Thanksgiving was a holiday I never really paid attention to until I moved to Canada and married a Yukoner. My friends and I always thought it was odd to have Christmas dinner in October and we casually passed it off as an eccentric quirk our North American counterparts adopted across the pond. It was not until I had my first Thanksgiving dinner four years ago that it felt comforting and familiar. It was a gathering of family and friends, celebrating the harvest and reflecting on our blessings. It reminded me exactly of Mid-Autumn Festival.
Mid-Autumn Festival is China’s version of Thanksgiving (or Zhōng qiū jié, as it is pronounced in Mandarin Chinese), which traditionally falls on the 15th day of the eighth month in the Chinese lunar calendar, always during the full moon. It became a public holiday in 2008, but has been celebrated for centuries. This year it falls on Oct. 1 and is probably the second most important holiday after Chinese New Year. As the name suggests, its tradition lies in moon worship and celebration of hope, the harvest and its bounties, which started more than 3,000 years ago during the Zhou Dynasty (1045 to 221 BC). The origin of moon worship lies in the legend of the moon goddess Chang’e, who is best known for drinking the elixir of life belonging to her husband, Hou Yi, the legendary archer.
Many years ago there were 10 suns in the sky. The unrelenting rays scorched the earth and made life unbearable for many. The heat made it almost impossible to grow food. Harvests failed year after year. Using his archery skills, Yi shot down nine of those suns, leaving only one.
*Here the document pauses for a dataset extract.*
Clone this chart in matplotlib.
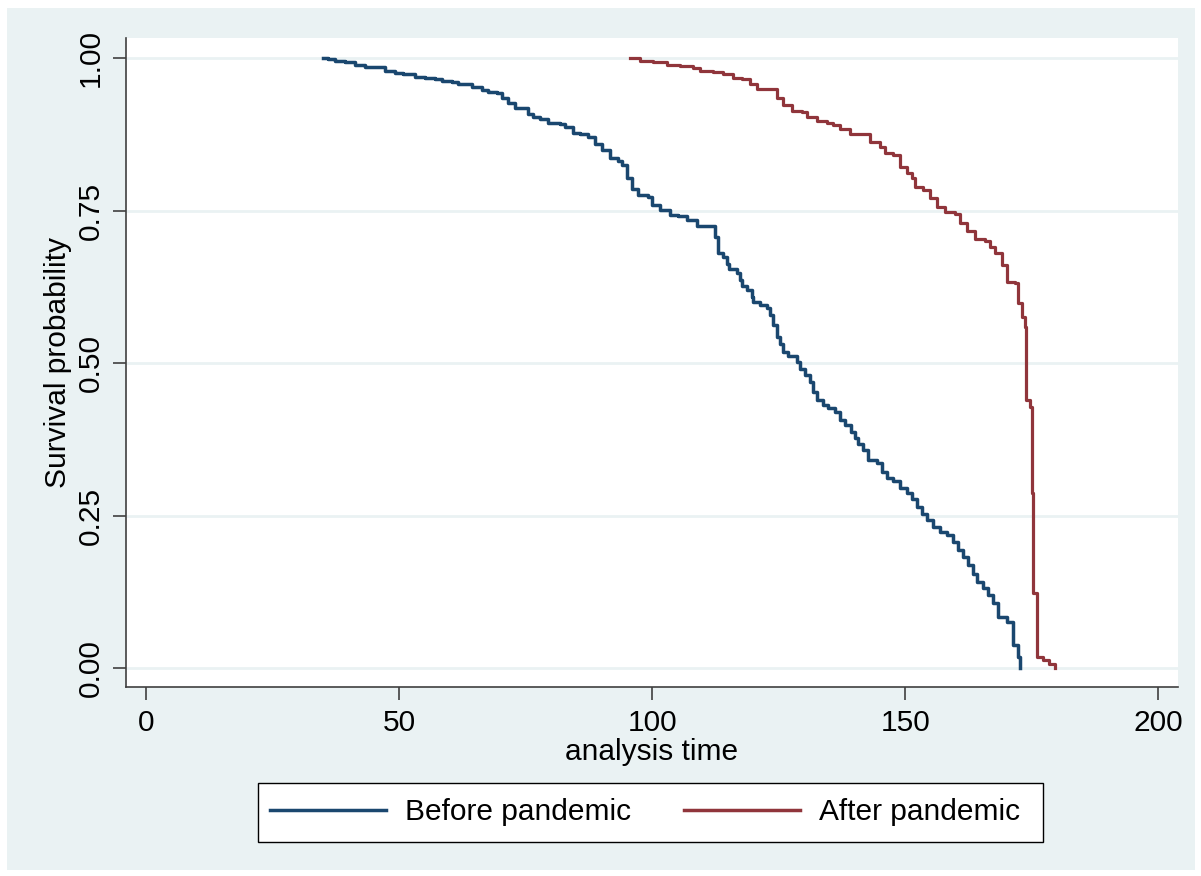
import matplotlib
matplotlib.use('Agg')
import matplotlib.pyplot as plt
from matplotlib.patches import Rectangle

plt.rcParams['font.family'] = ['Liberation Sans', 'DejaVu Sans']

# Kaplan-Meier estimates (time, survival after the step)
before_time = [35.0, 36.0, 37.4, 39.3, 41.3, 43.3, 45.3, 47.2, 49.2, 50.8,
               53.2, 55.1, 57.1, 58.5, 60.5, 61.7, 64.4, 66.4, 67.6, 69.4,
               70.4, 71.5, 72.9, 75.5, 76.5, 77.9, 79.4, 81.8, 82.8, 84.4,
               85.8, 87.4, 88.7, 90.1, 91.7, 93.3, 94.1, 95.1, 96.0, 97.2,
               99.2, 100.0, 101.6, 103.6, 105.1, 106.9, 108.9, 112.5, 113.0, 114.0,
               114.8, 115.1, 116.8, 117.4, 117.8, 118.8, 119.8, 120.0, 121.3, 122.7,
               123.3, 123.9, 124.7, 125.3, 125.9, 126.9, 128.7, 129.2, 130.2, 131.2,
               131.8, 132.6, 133.8, 134.8, 136.2, 137.2, 138.1, 139.3, 140.1, 140.7,
               141.7, 142.7, 144.5, 145.5, 146.4, 147.6, 149.0, 150.4, 151.4, 152.4,
               153.4, 154.3, 155.5, 156.9, 158.3, 159.5, 160.5, 161.5, 162.5, 163.4,
               164.2, 165.4, 166.4, 167.4, 168.4, 170.2, 171.3, 172.3, 172.7]
before_surv = [1.000, 0.998, 0.996, 0.994, 0.989, 0.986, 0.985, 0.979, 0.975, 0.974,
               0.969, 0.967, 0.965, 0.962, 0.961, 0.958, 0.953, 0.947, 0.944, 0.943,
               0.934, 0.926, 0.919, 0.909, 0.904, 0.901, 0.894, 0.892, 0.887, 0.878,
               0.875, 0.871, 0.860, 0.849, 0.836, 0.832, 0.825, 0.803, 0.786, 0.775,
               0.772, 0.759, 0.751, 0.743, 0.741, 0.734, 0.725, 0.707, 0.680, 0.674,
               0.663, 0.654, 0.648, 0.636, 0.626, 0.620, 0.609, 0.601, 0.595, 0.590,
               0.579, 0.562, 0.543, 0.532, 0.519, 0.511, 0.502, 0.491, 0.480, 0.469,
               0.453, 0.439, 0.431, 0.426, 0.420, 0.407, 0.398, 0.387, 0.377, 0.368,
               0.357, 0.341, 0.336, 0.322, 0.311, 0.306, 0.296, 0.287, 0.278, 0.264,
               0.253, 0.243, 0.232, 0.223, 0.218, 0.207, 0.193, 0.182, 0.169, 0.155,
               0.141, 0.131, 0.120, 0.106, 0.084, 0.076, 0.038, 0.019, 0.000]

after_time = [95.7, 97.6, 100.2, 103.0, 105.5, 108.1, 109.5, 112.1, 114.0, 116.0,
              117.8, 119.4, 120.8, 124.7, 125.9, 127.7, 129.6, 130.6, 132.6, 134.6,
              135.8, 137.2, 139.1, 141.7, 143.1, 145.1, 146.0, 147.6, 149.0, 150.4,
              151.4, 152.0, 153.6, 154.9, 156.3, 157.9, 159.9, 160.9, 162.3, 163.8,
              165.8, 166.8, 167.8, 169.2, 170.2, 171.7, 172.3, 173.1, 173.7, 173.9,
              174.7, 175.1, 175.3, 176.1, 177.3, 178.5, 179.6]
after_surv = [1.000, 0.996, 0.994, 0.989, 0.987, 0.983, 0.979, 0.978, 0.974, 0.967,
              0.965, 0.958, 0.949, 0.934, 0.923, 0.914, 0.912, 0.904, 0.897, 0.893,
              0.890, 0.883, 0.876, 0.875, 0.863, 0.854, 0.844, 0.841, 0.822, 0.811,
              0.803, 0.789, 0.784, 0.770, 0.756, 0.747, 0.744, 0.729, 0.717, 0.704,
              0.700, 0.691, 0.680, 0.661, 0.633, 0.631, 0.598, 0.576, 0.560, 0.439,
              0.428, 0.287, 0.123, 0.018, 0.013, 0.007, 0.000]

x_ticks = [0, 50, 100, 150, 200]
y_ticks = [0.0, 0.25, 0.5, 0.75, 1.0]

bg = '#EAF2F3'
navy = '#1A476F'
maroon = '#90353B'
fs = 21.5

fig = plt.figure(figsize=(12.01, 8.76), dpi=100, facecolor='white')
fig.patches.append(Rectangle((7 / 1201, 6 / 876), 1188 / 1201, 862 / 876,
                             transform=fig.transFigure, facecolor=bg,
                             edgecolor='none', zorder=-10))
# legend frame
fig.patches.append(Rectangle((258 / 1201, 1 - 842 / 876), 785 / 1201, 59 / 876,
                             transform=fig.transFigure, facecolor='white',
                             edgecolor='black', lw=1.0, zorder=-5))

ax = fig.add_axes([126 / 1201, 1 - 687 / 876, 1052 / 1201, 649 / 876])
ax.set_facecolor('white')

for y in y_ticks:
    ax.axhline(y, color=bg, lw=2, zorder=0)

ax.plot(before_time, before_surv, drawstyle='steps-post', color=navy, lw=2.5,
        label='Before pandemic')
ax.plot(after_time, after_surv, drawstyle='steps-post', color=maroon, lw=2.3,
        label='After pandemic')

ax.set_xlim(-3.95, 203.9)
ax.set_ylim(-0.031, 1.033)

for s in ['top', 'right']:
    ax.spines[s].set_visible(False)
for s in ['left', 'bottom']:
    ax.spines[s].set_color('#404040')
    ax.spines[s].set_linewidth(1.2)

ax.set_xticks(x_ticks)
ax.set_xticklabels([str(v) for v in x_ticks])
ax.set_yticks(y_ticks)
ax.set_yticklabels(['%.2f' % v for v in y_ticks], rotation=90, va='center')
ax.tick_params(axis='both', direction='out', length=9.5, width=1.2,
               color='#404040', labelsize=fs, pad=6)

ax.set_xlabel('analysis time', fontsize=fs, labelpad=1)
ax.set_ylabel('Survival probability', fontsize=fs, labelpad=3)

leg = ax.legend(loc='center', bbox_to_anchor=(645 / 1201, 1 - 812.5 / 876),
                bbox_transform=fig.transFigure, ncol=2, fontsize=fs,
                frameon=False, handlelength=3.9, handletextpad=0.65,
                columnspacing=1.75, borderpad=0)
for line in leg.get_lines():
    line.set_linewidth(2.5)

fig.savefig('out.png', dpi=100, facecolor=fig.get_facecolor())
As a reward he was given the elixir of life by Xi Wang Mu; Queen Mother of the West, a goddess of the highest deity who had complete control over life, death and destruction. This elixir was reserved only for those who had reached enlightenment. Yi contemplated what to do with this elixir for a long time. He only had enough for one person, but did not want to leave his beloved wife behind on Earth.
He decided to remain mortal so that he could live the rest of his days with his wife by his side. Yi had an apprentice called Feng Men, who burned with a jealous rage when he found out that his master was given the elixir. Waiting until Yi had left to go hunting, Feng Men broke into his master’s home and demanded Change’e give him the elixir. She ran, drinking down every last drop of the liquid and suddenly started to float up towards the heavens. She was unable to stop and flew towards the moon, to reside there where she could look over her husband. Every year until his death, Yi left out her favourite fruits and foods as a sign of love and respect. Eventually other people began doing the same, believing it would bring good luck and fortune. In darker versions of this legend, Chang’e becomes addicted to the elixir and her pet companion on the moo –a white rabbit–helps make more for her to consume until the end of time.
This legend is still part of Mid-Autumn Festival celebrations. Many families like to go on a long walk after dinner to appreciate the bright full moon. Many children like to make and play with paper lanterns, the light representing the brightness of the moon. The legend is also still represented through food in the form of mooncakes, a round pastry with elegant and intricate patterns on the crust that can be sweet or savoury. Eating, buying and gifting mooncakes is one of the most important customs as part of modern celebrations. They were first made and consumed as part of Mid-Autumn Festival during the Yuan Dynasty (1279 to 1368). Today you can find fillings that range from traditional, such as lotus seed paste and salted egg yolk, to modern, including matcha and red bean filling, to more fun fillings, such as ice cream.
In addition to representing the moon and respecting the moon goddess, the roundness of these foods symbolizes reunion, happiness, family and hope. Other popular foods to consume during the festival include pumpkins, pomegranates, and various nuts and seeds. Dumplings, although not associated with Mid-Autumn Festival, will also be eaten, as they are seen as a general celebration food where all the members of the family help to make them. White Rabbit, a popular milk candy, is often given to younger members of the family. I have fond memories of family friends sneakily passing me fistfuls of White Rabbit when my parents were not looking.
Although Thanksgiving and Mid-Autumn Festival originated at opposite ends of the world, with very different cultural practices, it is clear to me that we all hold dear the same sentiments of family, connection, love and hope. Straddling three cultures (Chinese, British and Canadian) makes me realize that we have more commonalities than we do differences, especially when it comes to celebrating things that are precious to us. This Mid-Autumn Festival, you can find me sitting on the shore of a lake, looking up at the moon and thinking of my family, counting my blessings and hoping for a brighter 2021.